M&S have a culture war problem...
This is about how they decided to refocus their advertising strategy in 2017.
www.thedrum.com/news/2017/03/23/ms-advertising-rethink-will-not-see-it-target-mrs-ms
After hiring a new creative and digital agency in Grey six months ago, Marks and Spencer (M&S) is taking its advertising in a new direction, basing its strategy on “attitude”, not age.
The high-street retailer has had its fair share of us and downs in recent years, and while its food business continues to perform strongly, general merchandise is lagging. It’s now one year since chief executive Steve Rowe introduced a five-point plan to reverse its fortunes and, more importantly, reignite passion for the brand among its seven million ‘Core’ customers.

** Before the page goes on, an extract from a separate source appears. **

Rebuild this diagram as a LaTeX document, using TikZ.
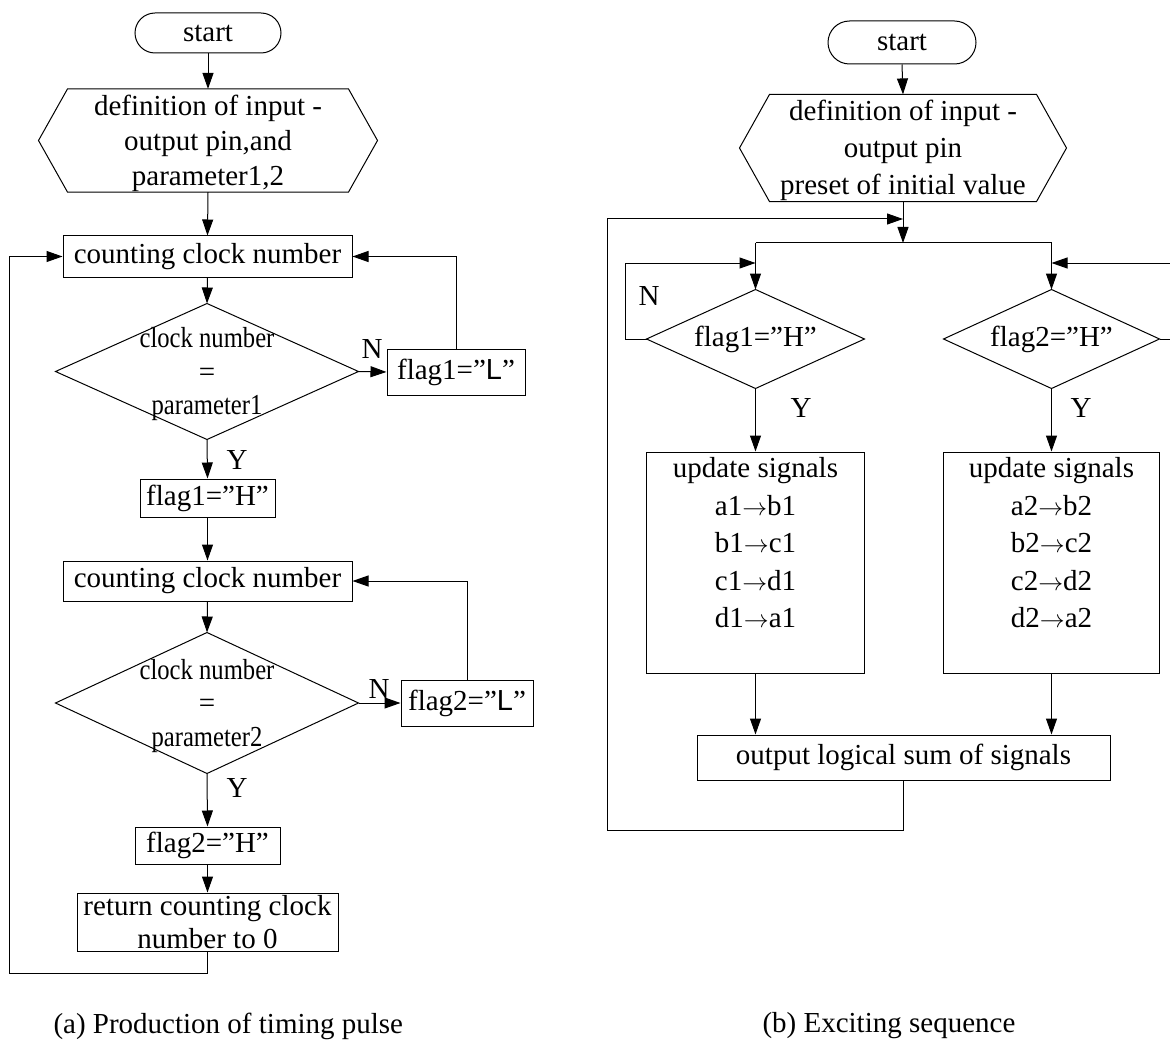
\documentclass[tikz,border=0pt]{standalone}
\usepackage{fontspec}
\setmainfont{Liberation Serif}
\newfontfamily\sansL{Liberation Sans}
\usepackage{graphicx}
\usetikzlibrary{arrows.meta}
\newcommand\condtxt[1]{\scalebox{0.85}[1]{#1}}
\newcommand\sarr{$\rightarrow$}
\newcommand\topstrut[1]{\rule{0pt}{#1}}
\begin{document}
\begin{tikzpicture}[x=1pt,y=-1pt,
  font=\fontsize{29}{35}\selectfont,
  line width=1pt,
  arr/.style={-{Triangle[length=16pt,width=11pt]}},
  box/.style={draw, inner sep=0pt, align=center},
  txt/.style={inner sep=0pt, align=center},
  lbl/.style={inner sep=0pt}]
\useasboundingbox (0,0) rectangle (1170,1043);

% ---------------- (a) ----------------
\node[box, rounded corners=20pt, minimum width=146pt, minimum height=40pt] (startA) at (208,33) {start};
\node[txt, minimum width=280pt, minimum height=99pt, font=\fontsize{29}{35}\selectfont] (hexA) at (208,140.5)
  {\topstrut{26pt}definition of input -\\output pin,and\\parameter1,2};
\draw (hexA.north west) -- (hexA.north east) -- ([xshift=29pt]hexA.east) -- (hexA.south east)
  -- (hexA.south west) -- ([xshift=-29pt]hexA.west) -- cycle;
\node[box, minimum width=289pt, minimum height=41pt] (cntA1) at (207.5,256.5) {counting clock number};
\node[txt, minimum width=302pt, minimum height=135pt, font=\fontsize{29}{33.5}\selectfont] (dA1) at (207,371.5)
  {\topstrut{26pt}\condtxt{clock number}\\=\\\condtxt{parameter1}};
\draw (dA1.west) -- (dA1.north) -- (dA1.east) -- (dA1.south) -- cycle;
\node[box, minimum width=138pt, minimum height=46pt] (flagL1) at (456,372) {flag1=”{\sansL L}”};
\node[lbl] (N1) at (372,349) {N};
\node[lbl] (Y1) at (237,460) {Y};
\node[box, minimum width=135pt, minimum height=38pt] (flagH1) at (207.5,498) {flag1=”H”};
\node[box, minimum width=289pt, minimum height=40pt] (cntA2) at (207.5,581) {counting clock number};
\node[txt, minimum width=302pt, minimum height=140pt, font=\fontsize{29}{33.5}\selectfont] (dA2) at (207,703)
  {\topstrut{26pt}\condtxt{clock number}\\=\\\condtxt{parameter2}};
\draw (dA2.west) -- (dA2.north) -- (dA2.east) -- (dA2.south) -- cycle;
\node[box, minimum width=132pt, minimum height=46pt] (flagL2) at (467,703) {flag2=”{\sansL L}”};
\node[lbl] (N2) at (379,689) {N};
\node[lbl] (Y2) at (237,788) {Y};
\node[box, minimum width=145pt, minimum height=37pt] (flagH2) at (207.5,845.5) {flag2=”H”};
\node[box, minimum width=261pt, minimum height=58pt, font=\fontsize{29}{33}\selectfont] (ret) at (207.5,922)
  {return counting clock\\number to 0};
\coordinate (fbA) at (9.5,973);

\draw[arr] (startA.south) -- (hexA.north);
\draw[arr] (hexA.south) -- (cntA1.north);
\draw[arr] (cntA1.south) -- (dA1.north);
\draw[arr] (dA1.east) -- (flagL1.west);
\draw[arr] (flagL1.north) |- (cntA1.east);
\draw[arr] (dA1.south) -- (flagH1.north);
\draw[arr] (flagH1.south) -- (cntA2.north);
\draw[arr] (cntA2.south) -- (dA2.north);
\draw[arr] (dA2.east) -- (flagL2.west);
\draw[arr] (flagL2.north) |- (cntA2.east);
\draw[arr] (dA2.south) -- (flagH2.north);
\draw[arr] (flagH2.south) -- (ret.north);
\draw[arr] (ret.south) |- (fbA) |- (cntA1.west);

\node[anchor=west, inner sep=0pt] (capA) at (53,1026) {(a) Production of timing pulse};

% ---------------- (b) ----------------
\node[box, rounded corners=21.5pt, minimum width=148pt, minimum height=43pt] (startB) at (902,42.5) {start};
\node[txt, minimum width=266pt, minimum height=104pt, font=\fontsize{29}{37}\selectfont] (hexB) at (903,148)
  {\topstrut{26pt}definition of input -\\output pin\\preset of initial value};
\draw (hexB.north west) -- (hexB.north east) -- ([xshift=30pt]hexB.east) -- (hexB.south east)
  -- (hexB.south west) -- ([xshift=-30pt]hexB.west) -- cycle;
\coordinate (jB) at (903,219);
\coordinate (hB) at (903,243);
\coordinate (hL) at (755.5,243);
\coordinate (hR) at (1051.5,243);
\node[txt, minimum width=217pt, minimum height=98pt] (dB1) at (755.5,339) {flag1=”H”};
\draw (dB1.west) -- (dB1.north) -- (dB1.east) -- (dB1.south) -- cycle;
\node[txt, minimum width=215pt, minimum height=98pt] (dB2) at (1051.5,339) {flag2=”H”};
\draw (dB2.west) -- (dB2.north) -- (dB2.east) -- (dB2.south) -- cycle;
\node[lbl] (N3) at (649,296) {N};
\node[lbl] (Y3) at (801,408) {Y};
\node[lbl] (Y4) at (1081,408) {Y};
\coordinate (nL) at (625,263);
\coordinate (nLend) at (755.5,263);
\coordinate (nR) at (1172,263);
\coordinate (nRend) at (1051.5,263);

\node[draw, minimum width=218pt, minimum height=221pt, inner sep=0pt] (updB1) at (755.5,562.5) {};
\node[txt, anchor=north, font=\fontsize{29}{37.5}\selectfont] (updT1) at (755.5,457)
  {update signals\\a1\sarr b1\\b1\sarr c1\\c1\sarr d1\\d1\sarr a1};
\node[draw, minimum width=216pt, minimum height=221pt, inner sep=0pt] (updB2) at (1051.5,562.5) {};
\node[txt, anchor=north, font=\fontsize{29}{37.5}\selectfont] (updT2) at (1051.5,457)
  {update signals\\a2\sarr b2\\b2\sarr c2\\c2\sarr d2\\d2\sarr a2};
\node[box, minimum width=413pt, minimum height=45pt] (outB) at (903.5,757.5) {output logical sum of signals};
\coordinate (fbB) at (607,830);

\draw[arr] (startB.south) -- (hexB.north);
\draw[arr] (hexB.south) -- (hB);
\draw (hL) -- (hR);
\draw[arr] (hL) -- (dB1.north);
\draw[arr] (hR) -- (dB2.north);
\draw[arr] (dB1.west) -| (nL) -- (nLend);
\draw[arr] (dB2.east) -| (nR) -- (nRend);
\draw[arr] (dB1.south) -- (updB1.north);
\draw[arr] (dB2.south) -- (updB2.north);
\draw[arr] (updB1.south) -- (updB1.south |- outB.north);
\draw[arr] (updB2.south) -- (updB2.south |- outB.north);
\draw[arr] (outB.south) |- (fbB) |- (jB);

\node[anchor=west, inner sep=0pt] (capB) at (762,1026) {(b) Exciting sequence};
\end{tikzpicture}
\end{document}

Dubbed ‘Mrs M&S’, this segment was categorised as females aged over 50, but it also needed to go after the 22 million ‘Occasionals’ (aged under-35). However, as Rob Weston, global brand and marketing director at M&S said, “categorisations of 40, 50, and 60-year olds is just meaningless. What matters is the attitude”.
“There will come a time when M&S is going to have to choose someone to represent the brand on a single page, and just by the nature of that we’ll exclude more people than we include,” he explained.
“So you’re damned if you do and damned if you don’t. If we choose a younger model we get told on social media that we’re forgetting about our core customer. And if we use an older model we get told that we’re reinforcing our 'mumsy' image. That’s a hard thing to break, but it’s what we’re trying to do.”
It expands a bit more but in essence this is a pure marketing decision about trying to appeal to a younger audience by promoting 'attitude' whilst counting on the fact that core market has shopped there for years and will simply continue to do so.
It should be seen in this light; they don't care about women they care about advertising and sales.